König Georg IV. von Großbritannien, Irland und Hannover

Wichtig für das ferne Königshaus war nicht zuletzt das Steueraufkommen der hannoverischen Untertanen. Hierfür wurden Anfang 1820 neue Steuerbehörden eingerichtet. Lingen erhielt den Sitz einer „Haupt-Rezeptur“, ein Finanzamt, von dem auch die damals noch sehr einträgliche Salzsteuer eingezogen wurde. Freren wurde ebenfalls Sitz einer Hauptrezeptur, welche auch die Zolleinnahmen an der Grenze zum Königreich Preußen auf den Zollstraßen von Freren nach Schale, Recke und Westerkappeln vereinnahmte.

Zollstempel: Hannoverisches Postamt Atter (bei Osnabrück), Preußisches Nebenzollamt Wersen (bei Lotte) und Hannoverisches Postamt Schapen (auf einem Dokument im Emslandmuseum)

Grenzrezepturen, also Zollämter, gab es auch in Varenrode für die Straße in das preußische Rheine, in Salzbergen für die Straße Bentheim-Rheine und für den Schiffsverkehr auf der Ems, sowie in Schapen für die alte Fernstraße nach Hopsten, Ibbenbüren und Bielefeld. Kleine Steuereinnahmestellen entstanden in Bawinkel, Schepsdorf, Emsbüren, Lengerich und Thuine.

Im März 1820 wurden die zum Tode des Königs angeordneten Trauergeläute Kraft Gesetzes beendet und öffentlich Lustbarkeiten wieder erlaubt. Ebenfalls im März wurden die Preise für Arzneimittel neu festgelegt – auch damals kannte man offenbar schon die Kostendämpfung im Gesundheitswesen.

Im Mai ordnete die Regierung an, dass am 18. Juni zur Erinnerung an den Sieg in der Schlacht bei Waterloo fünf Jahr zuvor im ganzen Königreich ein feierliches Te Deum unter Glockengeläut abzusingen sei. Es wurde erwartet, dass alle Untertanen daran teilnähmen.
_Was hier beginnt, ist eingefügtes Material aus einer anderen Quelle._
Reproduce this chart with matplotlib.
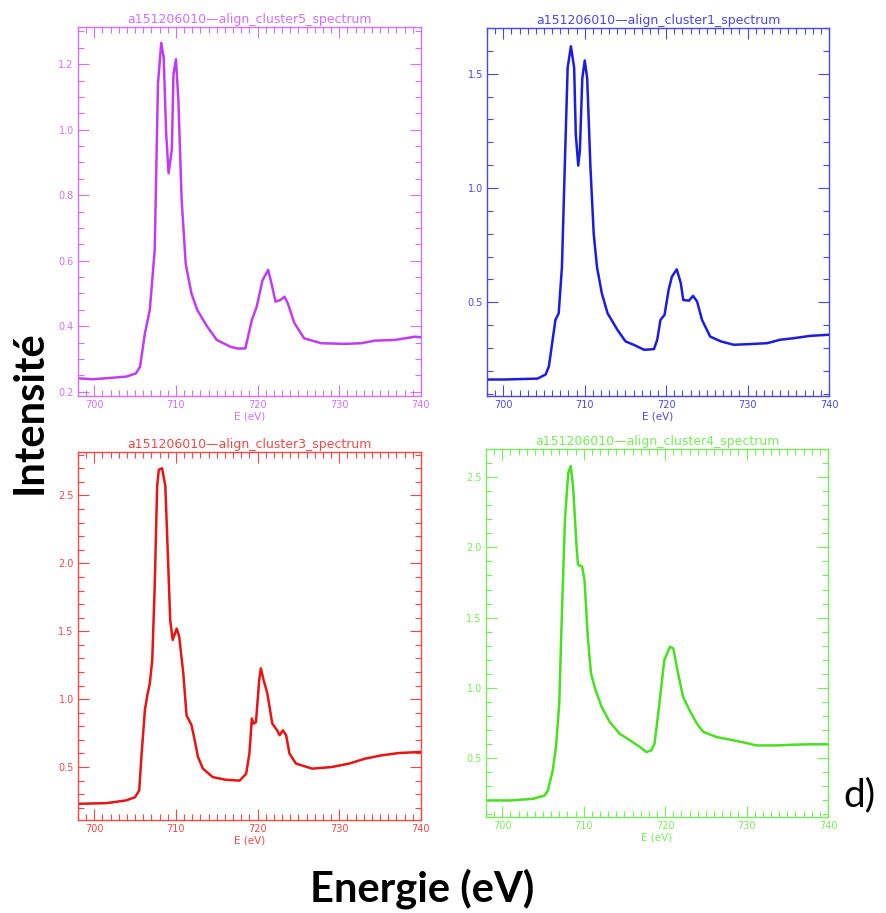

Im Juli sah sich die Regierung veranlasst, den Schmuggel mit ausländischen Spirituosen mit harten Strafen zu belegen und ihre Verzollung neu zu regeln. Nicht alle Grenzbewohner dürften sich an diese Verordnung gehalten haben. Bald darauf wurde auch die Verzollung inländischen Branntweins umfassen geregelt. Die vielen Paragrafen dieses Gesetzes lassen erkennen, dass die Zollbehörden die Tricks der Branntweinbrenner nur allzu gut kannten.

Für den Oktober ordnete die Regierung ein weiteres Te Deum an, diesmal in Erinnerung an die „Völkerschlacht“ bei Leipzig 1813.

Ein eigenartiges Gesetz regelte 1820 die Beerdigung jüdischer Leichen. Damals war die Furcht vor der Beerdigung von Scheintoten weit verbreitet. Weil die Juden ihre Toten rasch bestatteten, ordnete man eine Mindestfrist von 48 Stunden an. Wie viele Scheintote durch dieses Gesetz gerettet wurden, ist unbekannt.

Im Dezember 1820 gab es eine wichtige Entscheidung für den sogenannten „Kreis Emsbüren“ mit den vormals münsterländischen Kirchspielen Salzbergen, Emsbüren und Schepsdorf. Dieser Bezirk wurde zu einer hannoverischen Amtsvogtei erhoben, die von einem Amtsvogt und mehreren Untervögten verwaltet wurde. Daneben hatte jede Bauerschaft ihren eigenen Vorsteher.

Zwei Gesetze, man mag es kaum glauben, behandelten 1820 die Abschiebung von unerwünschten Ausländern. Dabei ging es zum einen um den „Transport der Vagabonden“ in das benachbarte Königreich Preußen, zum anderen um die Abschiebung von ausländischen Straftätern nach Verbüßung der Haftstrafen in ihre Heimatländer. Dabei galt es, die Kosten für die Justiz, aber auch für den Transport möglichst gering zu halten.

Von 1816 bis 1866 erschienen insgesamt 50 Gesetzessammlungen des Königreichs Hannover. Die meisten davon sind im Emslandmuseum vorhanden. Sie bilden eine umfangreiche Quelle zum Leben im Königreich Hannover, zu dem auch Lingen und das Emsland 50 Jahre lang gehörten. 1866 wurde Hannover von Preußischen Truppen besetzt und durch Annexion wurde aus dem Königreich Hannover die preußische Provinz Hannover.